If we never had Dodd-Frank, we would have never had the Bureau of Consumer Financial Protection (CFPB), the agency created by the law that has thus far burdened consumers with nearly 17 million hours of paperwork requirements and almost $3 billion in regulatory costs.
That doesn’t account for the billions in civil penalties that the Bureau has levied on businesses, many of which resulted from unsubstantiated accusations that were agreed upon under the sole direction of the Bureau’s director, without the oversight of a panel or even the oversight of being dependent on congressional appropriations. (Instead, the CFPB relies on a set, guaranteed fund from the Fed.) If we had never had the CFPB, the taxpayers wouldn’t be footing the bill for the CFPB’s $216 million renovation (which was originally a $40 million proposal back in 2012) of the building it leases, which is valued at $150 million.

Dodd-Frank created another government entity that we could have done without: the Financial Stability Oversight Council (FSOC), which, among other things, is tasked with designating companies as Systemically Important Financial Institutions (SIFIs). Unfortunately for those companies and their customers, these designations can be slapped on businesses that pose no discernable systemic risk to the U.S. economy, like insurance companies MetLife and Prudential. Nevertheless, they are being subjected to intrusive, unnecessary regulation that dries up capital for infrastructure projects and harms investors and policyholders. To make matters worse, FSOC’s process for designating these companies lacks transparency and doesn’t allow companies to work with FSOC to shed their designation.

What does a designation mean for a SIFI? At a minimum, it means increased costs. Since these designations are relatively new, we don’t yet know exactly how high those costs will be, but in the U.S. District Court’s opinion in MetLife v. FSOC, Judge Collyer explains that FSOC “foist[ed] billions of dollars of regulatory costs on MetLife under the auspices of safeguarding it.” And, as a result, MetLife “would have to raise prices and withdraw from certain markets, thereby reducing consumer choice and competition.” For an entity and a designation process that was intended to strengthen companies and increase their ability to withstand a financial crisis, increasing their costs so significantly and forcing them to lose their competitive edge are not the results that anybody wanted.
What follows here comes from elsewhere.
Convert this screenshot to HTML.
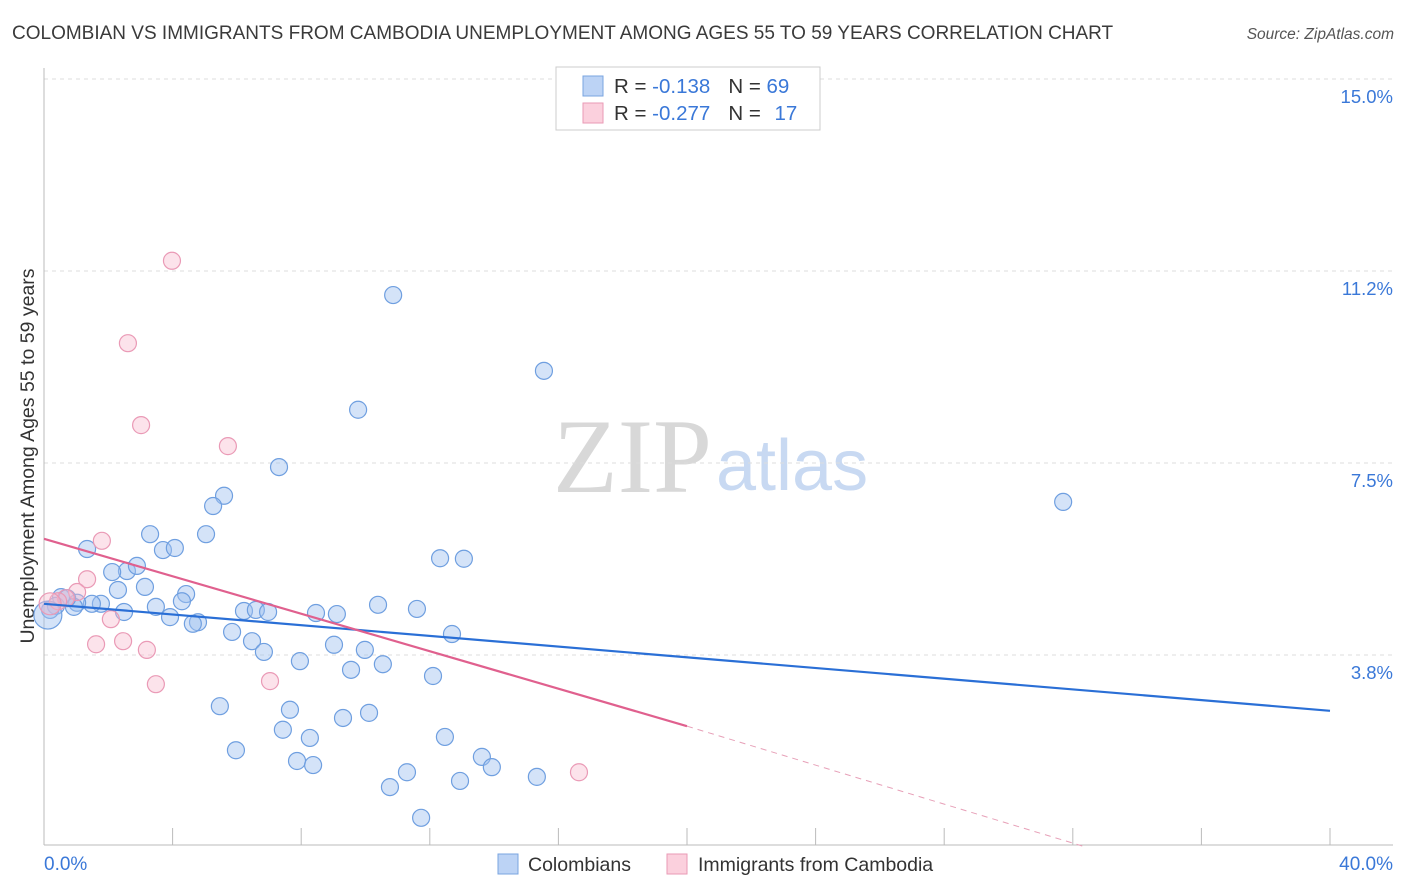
<!DOCTYPE html>
<html><head><meta charset="utf-8"><style>
body{margin:0;background:#fff;font-family:"Liberation Sans",sans-serif;}
svg{display:block}
</style></head><body>
<svg id="chart" width="1406" height="892">
<text x="12" y="39" font-size="19" fill="#3a3a3a">COLOMBIAN VS IMMIGRANTS FROM CAMBODIA UNEMPLOYMENT AMONG AGES 55 TO 59 YEARS CORRELATION CHART</text>
<text x="1394" y="39" font-size="15.5" fill="#555" font-style="italic" text-anchor="end">Source: ZipAtlas.com</text>
<text x="553" y="492" font-size="106" fill="#d8d8d8" font-family="Liberation Serif, serif">ZIP</text>
<text x="716" y="490" font-size="72" fill="#c8d9f2">atlas</text>
<g id="grid"></g>
<line x1="44" y1="68" x2="44" y2="845" stroke="#bbb"/>
<line x1="44" y1="845" x2="1393" y2="845" stroke="#bbb"/>
<text transform="translate(34,456) rotate(-90)" font-size="19.5" fill="#333" text-anchor="middle">Unemployment Among Ages 55 to 59 years</text>
<text x="44" y="870" font-size="19" fill="#3a78d8">0.0%</text>
<text x="1393" y="870" font-size="19" fill="#3a78d8" text-anchor="end">40.0%</text>
<g id="pts"></g>
<g id="lines"></g>
<g>
<rect x="556" y="67" width="264" height="63" fill="#fff" stroke="#ccc"/>
<rect x="583" y="76" width="20" height="20" fill="#bcd3f5" stroke="#7aa5e0"/>
<rect x="583" y="103" width="20" height="20" fill="#fbd0dd" stroke="#e99ab5"/>
<text x="614" y="93" font-size="20.5" fill="#333">R = <tspan fill="#3a78d8">-0.138</tspan><tspan dx="18">N = </tspan><tspan fill="#3a78d8">69</tspan></text>
<text x="614" y="120" font-size="20.5" fill="#333">R = <tspan fill="#3a78d8">-0.277</tspan><tspan dx="18">N = </tspan><tspan fill="#3a78d8" dx="8">17</tspan></text>
</g>
<rect x="498" y="854" width="20" height="20" fill="#bcd3f5" stroke="#7aa5e0"/>
<text x="528" y="871" font-size="19.5" fill="#333">Colombians</text>
<rect x="667" y="854" width="20" height="20" fill="#fbd0dd" stroke="#e99ab5"/>
<text x="698" y="871" font-size="19.5" fill="#333">Immigrants from Cambodia</text>
</svg>
<script>
const yTicks=[3.75,7.5,11.25,15];
const yTickLabels=["3.8%","7.5%","11.2%","15.0%"];
const xTicks=[4,8,12,16,20,24,28,32,36,40];
const blueX=[10.86,15.55,9.77,7.31,31.70,5.60,5.26,3.30,5.04,1.34,3.70,4.07,12.32,13.06,2.58,2.12,2.89,3.14,2.30,4.42,4.29,3.48,2.49,3.92,1.77,1.49,1.03,0.93,0.53,0.37,0.19,0.12,6.22,6.59,6.97,8.46,9.11,10.39,11.60,4.79,4.63,5.85,12.69,6.47,6.84,9.02,9.98,7.96,9.55,10.54,12.10,5.47,7.65,9.30,10.11,7.43,8.27,12.47,5.97,7.87,8.37,13.62,13.93,11.29,12.94,15.33,10.76,11.73,0.72];
const blueY=[10.78,9.30,8.54,7.42,6.74,6.86,6.66,6.11,6.11,5.82,5.80,5.84,5.64,5.63,5.39,5.37,5.49,5.08,5.02,4.94,4.80,4.69,4.59,4.49,4.75,4.75,4.77,4.69,4.88,4.71,4.63,4.53,4.61,4.63,4.59,4.57,4.55,4.73,4.65,4.39,4.36,4.20,4.16,4.02,3.81,3.95,3.85,3.63,3.46,3.57,3.34,2.75,2.68,2.52,2.62,2.29,2.13,2.15,1.89,1.68,1.60,1.76,1.56,1.46,1.29,1.37,1.17,0.57,4.86];
const pinkX=[3.98,2.61,3.02,5.72,1.80,1.34,1.03,0.68,0.44,0.19,2.08,2.46,1.62,3.20,3.48,7.03,16.64];
const pinkY=[11.45,9.84,8.24,7.83,5.98,5.23,4.98,4.86,4.80,4.75,4.45,4.02,3.96,3.85,3.18,3.24,1.46];
const blueTrendX=[0,40];
const blueTrendY=[4.75,2.66];
const pinkTrendX=[0,20,32.4];
const pinkTrendY=[6.02,2.36,0];
const NS="http://www.w3.org/2000/svg";
const xs=v=>44+v*1286/40;
const ys=v=>847-v*51.2;
function mk(tag,attrs,parent){const e=document.createElementNS(NS,tag);for(const k in attrs)e.setAttribute(k,attrs[k]);parent.appendChild(e);return e;}
const grid=document.getElementById('grid');
mk('line',{x1:44,y1:79,x2:1393,y2:79,stroke:'#ddd','stroke-dasharray':'4,4'},grid);
yTicks.forEach((t,i)=>{
  const l=mk('line',{x1:44,y1:ys(t),x2:1393,y2:ys(t),stroke:'#ddd','stroke-dasharray':'4,4'},grid);
  
  
  const tx=mk('text',{x:1393,y:ys(t)+24,'font-size':18.5,fill:'#3a78d8','text-anchor':'end'},grid);
  tx.textContent=yTickLabels[i];
  
  
});
xTicks.forEach(t=>{
  const l=mk('line',{x1:xs(t),y1:828,x2:xs(t),y2:845,stroke:'#bbb'},grid);
  
  
});
const pts=document.getElementById('pts');
blueX.forEach((x,i)=>{
  const big=i===31;
  const c=mk('circle',{cx:xs(x),cy:ys(blueY[i]),r:big?14:8.5,fill:'rgba(160,192,240,0.45)',stroke:'#6f9fe0','stroke-width':1.2},pts);
  
  
});
pinkX.forEach((x,i)=>{
  const c=mk('circle',{cx:xs(x),cy:ys(pinkY[i]),r:i===9?11:8.5,fill:'rgba(248,185,205,0.4)',stroke:'#ea9ab6','stroke-width':1.2},pts);
  
  
});
const lines=document.getElementById('lines');
const bl=mk('line',{x1:xs(blueTrendX[0]),y1:ys(blueTrendY[0]),x2:xs(blueTrendX[1]),y2:ys(blueTrendY[1]),stroke:'#2a6fd6','stroke-width':2.2},lines);


const pl=mk('line',{x1:xs(pinkTrendX[0]),y1:ys(pinkTrendY[0]),x2:xs(pinkTrendX[1]),y2:ys(pinkTrendY[1]),stroke:'#e0608e','stroke-width':2.2},lines);


const pd=mk('line',{x1:xs(pinkTrendX[1]),y1:ys(pinkTrendY[1]),x2:xs(pinkTrendX[2]),y2:ys(pinkTrendY[2]),stroke:'#e7a0b8','stroke-width':1,'stroke-dasharray':'6,5'},lines);


</script>
</body></html>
And the United States isn’t the only place that would be better off had Dodd-Frank never existed. The “conflict minerals rule” is one of the most notorious of the costly regulations to come out of Dodd-Frank. It requires companies to disclose whether they are receiving any “conflict minerals” – coltan, tungsten, tin, and gold – from the conflict zones of, in particular, the Congo. Even though these minerals in the Congo had nothing to do with the crisis, it still cost $4.7 billion and 2.2 million in paperwork hours.
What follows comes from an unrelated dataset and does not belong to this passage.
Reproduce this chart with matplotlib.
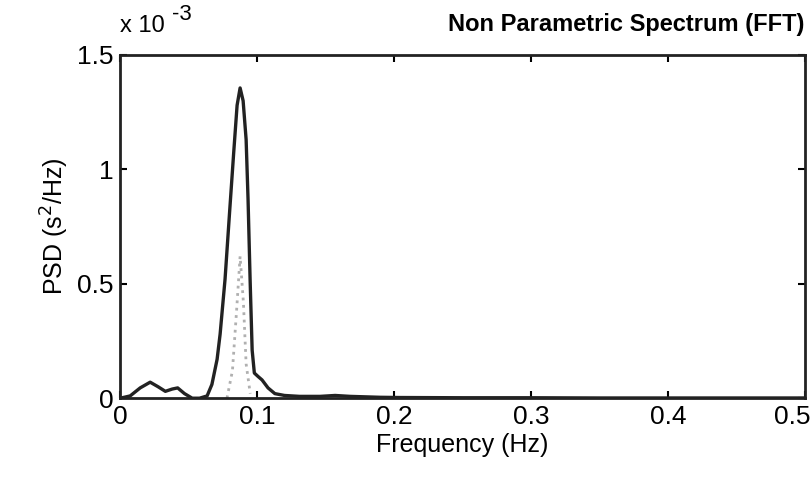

However, the real costs were borne by the Congo. Where possible, firms moved their purchases to other countries’ mines to free themselves of the disclosure requirements, thereby reducing to almost zero the demand from Congo’s mines. In turn, Congo’s government shut down its entire mining industry for six months before proposing a certification process to assure the U.S. that the country’s minerals do not come from “conflict zones.” The delays and politics of the process have all but ended the country’s mining industry. As of October 2011, only 11 of more than 900 mines in South Kivu, Congo, met Dodd-Frank’s standards. Before the law was passed, a kilogram of tin sold for $7, now it sells for $4 even in the certified mines. The Congolese artisanal mining industry employed around 11 million people, most of whom are now being forced to find work elsewhere, which, more often than not, ends up being with an armed militia – the very groups Dodd-Frank’s authors aimed to curtail.

There are many, many more hypothetical situations in which we would be much better off without Dodd-Frank, but perhaps it’s most effective to leave it at this: Without Dodd-Frank, we would have paid $36.2 billion less in total regulatory costs and spent 73,943,194 fewer hours doing government paperwork. That’s an average of $114 and about 15 minutes wasted on Dodd-Frank per U.S. resident.